For this word cloud analysis, Great Expectations by Charles Dickens was studied. Great Expectations charts Pip, an orphan's, personal development, exploring universal themes like guilt, persistence and social advancement and historical constructs like wealth, poverty, morality, good versus evil, and Victorian social structures.
This post will provide a brief bigram analysis of his work. All other works from The Project Gutenberg can be retrieved by View(gutenberg_works())
.
Import packages
library(gutenbergr)
library(wordcloud)
library(dplyr)
library(tidytext)
library(reshape2)
library(tidyr)
Retrieve text from Project Gutenberg
gutenberg_works(author == "Dickens, Charles") %>% head(10)
## # A tibble: 10 x 8
## gutenberg_id title author gutenberg_autho… language gutenberg_books…

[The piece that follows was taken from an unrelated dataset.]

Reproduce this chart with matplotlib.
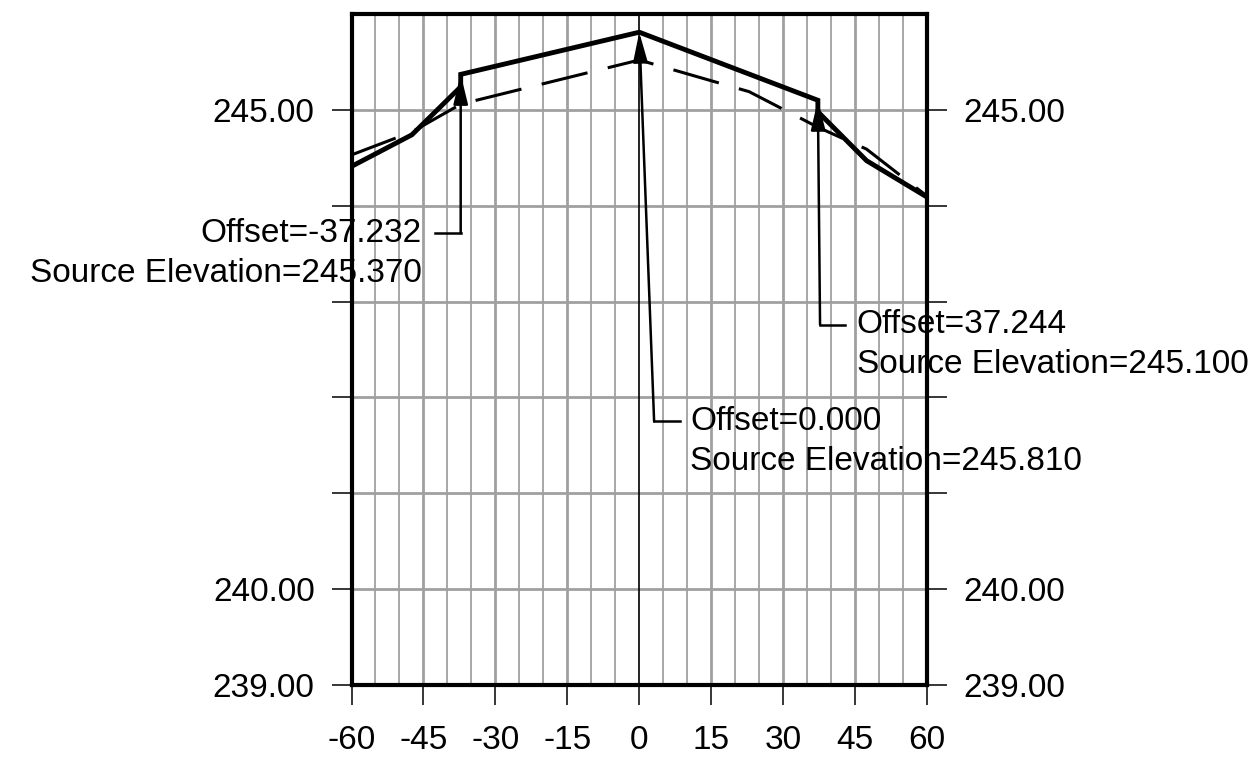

## <int> <chr> <chr> <int> <chr> <chr>
## 1 46 A Chris… Dicke… 37 en Christmas/Child…
## 2 98 A Tale … Dicke… 37 en Historical Fict…
## 3 564 The Mys… Dicke… 37 en Mystery Fiction
## 4 580 The Pic… Dicke… 37 en Best Books Ever…

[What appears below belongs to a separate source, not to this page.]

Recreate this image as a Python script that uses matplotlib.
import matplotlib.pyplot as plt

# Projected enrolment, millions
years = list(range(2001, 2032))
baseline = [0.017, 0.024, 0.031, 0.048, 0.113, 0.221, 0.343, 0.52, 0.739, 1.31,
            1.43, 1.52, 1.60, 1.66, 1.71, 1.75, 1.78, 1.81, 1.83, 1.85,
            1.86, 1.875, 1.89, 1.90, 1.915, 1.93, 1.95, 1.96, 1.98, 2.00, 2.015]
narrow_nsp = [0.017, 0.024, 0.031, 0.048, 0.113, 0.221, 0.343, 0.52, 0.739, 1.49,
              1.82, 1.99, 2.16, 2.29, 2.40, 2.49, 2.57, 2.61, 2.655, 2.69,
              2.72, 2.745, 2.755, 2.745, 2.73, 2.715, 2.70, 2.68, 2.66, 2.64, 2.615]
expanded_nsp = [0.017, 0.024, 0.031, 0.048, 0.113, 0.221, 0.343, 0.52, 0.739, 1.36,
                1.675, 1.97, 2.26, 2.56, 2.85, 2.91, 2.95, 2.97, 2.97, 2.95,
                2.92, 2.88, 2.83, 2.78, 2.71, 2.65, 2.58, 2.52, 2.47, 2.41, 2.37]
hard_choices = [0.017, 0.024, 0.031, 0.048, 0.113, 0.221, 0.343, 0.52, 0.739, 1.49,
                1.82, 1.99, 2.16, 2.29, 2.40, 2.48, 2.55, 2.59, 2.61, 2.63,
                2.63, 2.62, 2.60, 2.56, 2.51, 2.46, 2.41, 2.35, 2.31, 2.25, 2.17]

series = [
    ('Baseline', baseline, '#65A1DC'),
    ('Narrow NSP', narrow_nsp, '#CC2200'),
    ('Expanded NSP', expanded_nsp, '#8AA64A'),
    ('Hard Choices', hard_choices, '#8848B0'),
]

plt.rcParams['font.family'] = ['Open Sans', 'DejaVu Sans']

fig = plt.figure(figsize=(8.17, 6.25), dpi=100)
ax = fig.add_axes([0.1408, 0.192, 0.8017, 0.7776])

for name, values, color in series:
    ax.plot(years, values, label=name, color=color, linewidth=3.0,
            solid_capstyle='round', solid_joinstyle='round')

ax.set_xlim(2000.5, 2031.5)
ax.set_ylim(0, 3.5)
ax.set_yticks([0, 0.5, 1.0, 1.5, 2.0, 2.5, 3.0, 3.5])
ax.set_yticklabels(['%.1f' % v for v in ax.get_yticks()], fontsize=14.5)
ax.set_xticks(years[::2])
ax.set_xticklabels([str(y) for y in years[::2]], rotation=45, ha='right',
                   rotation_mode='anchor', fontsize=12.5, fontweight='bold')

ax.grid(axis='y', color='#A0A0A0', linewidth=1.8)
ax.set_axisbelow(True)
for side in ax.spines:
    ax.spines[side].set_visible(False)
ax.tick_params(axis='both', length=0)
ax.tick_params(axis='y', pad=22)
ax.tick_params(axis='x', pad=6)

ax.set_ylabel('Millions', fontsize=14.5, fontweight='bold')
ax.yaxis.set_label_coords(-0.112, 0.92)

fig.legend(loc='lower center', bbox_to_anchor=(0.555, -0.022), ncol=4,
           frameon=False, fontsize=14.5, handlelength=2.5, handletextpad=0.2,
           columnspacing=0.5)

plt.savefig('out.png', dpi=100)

## 5 588 Master … Dicke… 37 en <NA>
## 6 644 The Hau… Dicke… 37 en Christmas
## 7 650 Picture… Dicke… 37 en <NA>
## 8 653 "The Ch… Dicke… 37 en <NA>
## 9 675 America… Dicke… 37 en <NA>
## 10 678 The Cri… Dicke… 37 en Children's Lite…
## # ... with 2 more variables: rights <chr>, has_text <lgl>
gutenberg_works(title == "Great Expectations")
## # A tibble: 1 x 8
## gutenberg_id title author gutenberg_autho… language gutenberg_books…

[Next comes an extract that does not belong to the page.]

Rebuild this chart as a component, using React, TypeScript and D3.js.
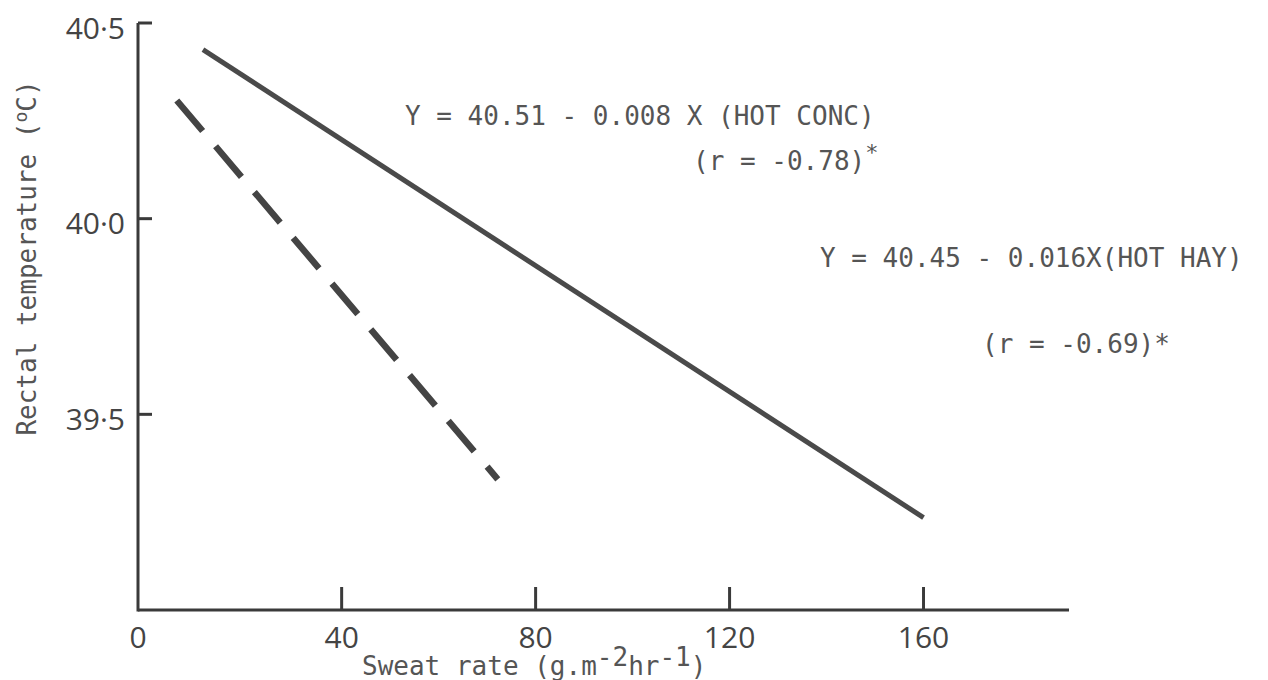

## <int> <chr> <chr> <int> <chr> <chr>
## 1 1400 Great … Dickens… 37 en Best Books Ever…
## # ... with 2 more variables: rights <chr>, has_text <lgl>
great_expectations <- gutenberg_download(c(1400), meta_fields = "title") # passing in gutenberg_id
Tokenize text
tokenize <- great_expectations %>% unnest_tokens(word, text)
head(tokenize)
## # A tibble: 6 x 3
## gutenberg_id title word
## <int> <chr> <chr>
## 1 1400 Great Expectations great
## 2 1400 Great Expectations expectations
## 3 1400 Great Expectations 1867
## 4 1400 Great Expectations edition
## 5 1400 Great Expectations by
## 6 1400 Great Expectations charles
Remove stop words
tokenize_stop <- tokenize %>%
anti_join(stop_words, by = "word") %>%
dplyr::count(title, word, sort = TRUE)
Plot word cloud
set.seed(90)
wordcloud(tokenize_stop$word, tokenize_stop$n,
rot.per = 0, max.words = 150, scale = c(2, 2), color = "#0072B2")
Sentiment word cloud
tokenize %>%
dplyr::inner_join(get_sentiments("bing")) %>%
dplyr::count(word, sentiment, sort = TRUE) %>%
acast(word ~ sentiment, value.var = "n", fill = 0) %>%
comparison.cloud(colors = c("#D55E00", "#009E73"),
scale = c(2, 2), rot.per = 0)